Tight Time Complexities in Parallel Stochastic Optimization with Arbitrary Computation Dynamics
Alexander Tyurin
TL;DR
This work introduces a universal computation model to capture arbitrary, time-varying computation dynamics across workers in distributed stochastic optimization. It derives tight time complexity lower bounds for both homogeneous and heterogeneous settings and proves that Rennala SGD and Malenia SGD achieve these bounds up to constants, thereby establishing their optimality in respective regimes. The results extend previous time-based analyses to a broad class of realistic HPC environments and provide explicit time formulas in several scenarios, including fixed computation and nonlinear trends. The framework unifies and extends existing lower/upper bounds, offering a principled basis for designing robust asynchronous optimization systems in the presence of outages and heterogeneity.
Abstract
In distributed stochastic optimization, where parallel and asynchronous methods are employed, we establish optimal time complexities under virtually any computation behavior of workers/devices/CPUs/GPUs, capturing potential disconnections due to hardware and network delays, time-varying computation powers, and any possible fluctuations and trends of computation speeds.
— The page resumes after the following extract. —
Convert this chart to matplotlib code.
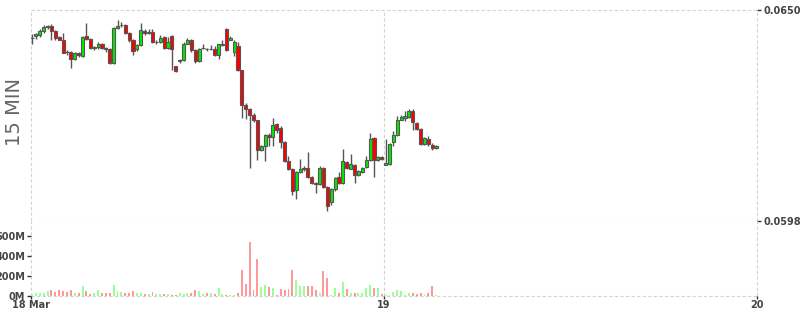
import numpy as np
import matplotlib
matplotlib.use('Agg')
import matplotlib.pyplot as plt

plt.rcParams['font.family'] = ['DejaVu Sans']

# 15 minute bars starting 18 Mar 01:15, x axis = hours since 18 Mar 00:00
first_bar_hour = 1.25
bar_len = 0.25

opens = [0.06430, 0.06435, 0.06438, 0.06448, 0.06457, 0.06460, 0.06448, 0.06434, 0.06427, 0.06397,
         0.06396, 0.06380, 0.06394, 0.06386, 0.06435, 0.06429, 0.06407, 0.06409, 0.06415, 0.06407,
         0.06403, 0.06370, 0.06456, 0.06462, 0.06463, 0.06444, 0.06426, 0.06403, 0.06413, 0.06448,
         0.06444, 0.06446, 0.06421, 0.06422, 0.06434, 0.06407, 0.06435, 0.06362, 0.06374, 0.06376,
         0.06417, 0.06426, 0.06401, 0.06374, 0.06406, 0.06405, 0.06404, 0.06405, 0.06390, 0.06413,
         0.06454, 0.06427, 0.06397, 0.06411, 0.06352, 0.06267, 0.06255, 0.06242, 0.06228, 0.06156,
         0.06164, 0.06192, 0.06187, 0.06218, 0.06210, 0.06175, 0.06128, 0.06107, 0.06056, 0.06100,
         0.06107, 0.06111, 0.06089, 0.06074, 0.06070, 0.06111, 0.06064, 0.06027, 0.06060, 0.06088,
         0.06074, 0.06125, 0.06109, 0.06117, 0.06093, 0.06101, 0.06113, 0.06130, 0.06185, 0.06131,
         0.06138, 0.06119, 0.06121, 0.06175, 0.06192, 0.06230, 0.06234, 0.06237, 0.06251, 0.06222,
         0.06207, 0.06170, 0.06182, 0.06168, 0.06160]
highs = [0.06440, 0.06444, 0.06454, 0.06462, 0.06464, 0.06465, 0.06450, 0.06436, 0.06444, 0.06401,
         0.06398, 0.06396, 0.06397, 0.06436, 0.06467, 0.06431, 0.06411, 0.06421, 0.06419, 0.06410,
         0.06407, 0.06458, 0.06475, 0.06470, 0.06465, 0.06446, 0.06428, 0.06415, 0.06468, 0.06452,
         0.06454, 0.06452, 0.06426, 0.06438, 0.06437, 0.06434, 0.06438, 0.06363, 0.06380, 0.06420,
         0.06431, 0.06429, 0.06403, 0.06407, 0.06415, 0.06407, 0.06413, 0.06411, 0.06417, 0.06426,
         0.06456, 0.06435, 0.06426, 0.06422, 0.06353, 0.06271, 0.06258, 0.06245, 0.06230, 0.06168,
         0.06194, 0.06197, 0.06234, 0.06222, 0.06213, 0.06177, 0.06140, 0.06110, 0.06103, 0.06133,
         0.06115, 0.06149, 0.06091, 0.06076, 0.06115, 0.06113, 0.06066, 0.06062, 0.06088, 0.06100,
         0.06158, 0.06128, 0.06144, 0.06120, 0.06105, 0.06113, 0.06140, 0.06197, 0.06187, 0.06140,
         0.06140, 0.06182, 0.06172, 0.06201, 0.06239, 0.06242, 0.06251, 0.06255, 0.06255, 0.06224,
         0.06209, 0.06187, 0.06190, 0.06172, 0.06167]
lows = [0.06415, 0.06429, 0.06433, 0.06444, 0.06454, 0.06427, 0.06427, 0.06425, 0.06394, 0.06390,
        0.06357, 0.06376, 0.06385, 0.06384, 0.06427, 0.06405, 0.06401, 0.06405, 0.06403, 0.06397,
        0.06368, 0.06368, 0.06454, 0.06458, 0.06442, 0.06420, 0.06388, 0.06399, 0.06411, 0.06438,
        0.06440, 0.06419, 0.06417, 0.06419, 0.06403, 0.06405, 0.06353, 0.06347, 0.06370, 0.06374,
        0.06415, 0.06397, 0.06370, 0.06372, 0.06403, 0.06399, 0.06401, 0.06386, 0.06380, 0.06411,
        0.06399, 0.06425, 0.06386, 0.06350, 0.06234, 0.06232, 0.06111, 0.06224, 0.06131, 0.06152,
        0.06127, 0.06166, 0.06164, 0.06197, 0.06160, 0.06125, 0.06105, 0.06043, 0.06033, 0.06098,
        0.06103, 0.06086, 0.06070, 0.06048, 0.06068, 0.06062, 0.06004, 0.06020, 0.06053, 0.06072,
        0.06072, 0.06107, 0.06107, 0.06074, 0.06091, 0.06099, 0.06111, 0.06128, 0.06088, 0.06128,
        0.06131, 0.06117, 0.06119, 0.06164, 0.06190, 0.06228, 0.06226, 0.06235, 0.06205, 0.06205,
        0.06168, 0.06168, 0.06166, 0.06154, 0.06158]
closes = [0.06431, 0.06440, 0.06448, 0.06458, 0.06460, 0.06448, 0.06431, 0.06427, 0.06394, 0.06396,
          0.06380, 0.06394, 0.06388, 0.06434, 0.06429, 0.06407, 0.06408, 0.06417, 0.06407, 0.06403,
          0.06370, 0.06456, 0.06460, 0.06463, 0.06444, 0.06426, 0.06399, 0.06413, 0.06450, 0.06444,
          0.06447, 0.06421, 0.06422, 0.06431, 0.06407, 0.06421, 0.06404, 0.06349, 0.06378, 0.06417,
          0.06426, 0.06401, 0.06374, 0.06405, 0.06407, 0.06403, 0.06405, 0.06390, 0.06415, 0.06417,
          0.06401, 0.06431, 0.06422, 0.06352, 0.06267, 0.06255, 0.06242, 0.06228, 0.06156, 0.06164,
          0.06192, 0.06187, 0.06216, 0.06204, 0.06175, 0.06128, 0.06107, 0.06053, 0.06100, 0.06108,
          0.06111, 0.06089, 0.06074, 0.06070, 0.06111, 0.06064, 0.06016, 0.06060, 0.06086, 0.06074,
          0.06127, 0.06111, 0.06121, 0.06093, 0.06103, 0.06111, 0.06130, 0.06183, 0.06131, 0.06138,
          0.06134, 0.06123, 0.06169, 0.06193, 0.06230, 0.06237, 0.06238, 0.06251, 0.06224, 0.06207,
          0.06170, 0.06185, 0.06169, 0.06160, 0.06165]
# volume in millions
volumes = [18, 28, 28, 35, 46, 63, 42, 63, 53, 42,
           63, 28, 28, 98, 53, 18, 28, 63, 28, 28,
           28, 112, 53, 42, 28, 28, 53, 28, 28, 18,
           18, 42, 18, 18, 18, 18, 11, 11, 28, 18,
           28, 28, 63, 53, 18, 28, 28, 18, 77, 18,
           11, 7, 7, 35, 263, 123, 544, 63, 375, 88,
           112, 88, 81, 11, 70, 63, 70, 256, 158, 105,
           105, 105, 105, 63, 28, 253, 176, 7, 81, 28,
           140, 70, 35, 28, 28, 28, 81, 112, 81, 81,
           18, 7, 11, 42, 63, 53, 11, 35, 28, 18,
           35, 18, 28, 98, 11]

day_ticks = [1.29, 24, 48]
day_labels = ['18 Mar', '19', '20']
price_ticks = [0.0598, 0.0650]
vol_ticks = [0, 200, 400, 600]

o = np.array(opens)
h = np.array(highs)
l = np.array(lows)
c = np.array(closes)
x = first_bar_hour + bar_len * (np.arange(len(o)) + 0.5)
up = c >= o

body_cols = np.where(up, '#00ee00', '#ff0000')
vol_cols = np.where(up, '#99ff99', '#ff9999')

fig = plt.figure(figsize=(8, 3.15), dpi=100)
ax = fig.add_axes([30.7 / 800, 1 - 221 / 315, 726 / 800, 211 / 315])
axv = fig.add_axes([30.7 / 800, 1 - 296 / 315, 726 / 800, 75 / 315])

grid_kw = dict(color='#d3d3d3', linestyle=(0, (3, 2)), linewidth=0.8, clip_on=False, zorder=0)

# candles
ax.vlines(x, l, h, color='#555555', linewidth=1, zorder=2)
ax.bar(x, np.maximum(np.abs(c - o), 0.000008), bottom=np.minimum(o, c), width=bar_len * 0.8,
       color=body_cols, edgecolor='#555555', linewidth=0.8, zorder=3)
ax.set_xlim(day_ticks[0], day_ticks[-1])
ax.set_ylim(price_ticks[0], price_ticks[-1])
for p in price_ticks:
    ax.axhline(p, **grid_kw)
for d in day_ticks:
    ax.axvline(d, **grid_kw)
ax.yaxis.tick_right()
ax.set_yticks(price_ticks)
ax.set_yticklabels(['%.4f' % p for p in price_ticks])
ax.tick_params(axis='y', length=3, width=1, color='#333333', labelsize=7, labelcolor='#444444', pad=2)
ax.tick_params(axis='x', length=0, labelbottom=False)
for lab in ax.get_yticklabels():
    lab.set_fontweight('bold')
for s in ax.spines.values():
    s.set_visible(False)

# volume
axv.bar(x, volumes, width=bar_len * 0.5, color=vol_cols, zorder=2)
axv.set_xlim(day_ticks[0], day_ticks[-1])
axv.set_ylim(0, 750)
axv.axhline(0, **grid_kw)
for d in day_ticks:
    axv.axvline(d, **grid_kw)
axv.set_yticks(vol_ticks)
axv.set_yticklabels(['%dM' % v for v in vol_ticks])
axv.set_xticks(day_ticks)
axv.set_xticklabels(day_labels)
axv.tick_params(axis='y', length=3, width=1, color='#333333', labelsize=7, labelcolor='#444444', pad=1)
axv.tick_params(axis='x', length=2, width=1, color='#333333', labelsize=7, labelcolor='#444444', pad=1)
for lab in axv.get_yticklabels() + axv.get_xticklabels():
    lab.set_fontweight('bold')
for s in axv.spines.values():
    s.set_visible(False)

fig.text(15 / 800, 1 - 112 / 315, '15 MIN', rotation=90, fontsize=14, color='#666666',
         ha='center', va='center')

fig.savefig('out.png', dpi=100)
These real-world scenarios are formalized by our new universal computation model. Leveraging this model and new proof techniques, we discover tight lower bounds that apply to virtually all synchronous and asynchronous methods, including Minibatch SGD, Asynchronous SGD (Recht et al., 2011), and Picky SGD (Cohen et al., 2021). We show that these lower bounds, up to constant factors, are matched by the optimal Rennala SGD and Malenia SGD methods (Tyurin & Richtárik, 2023).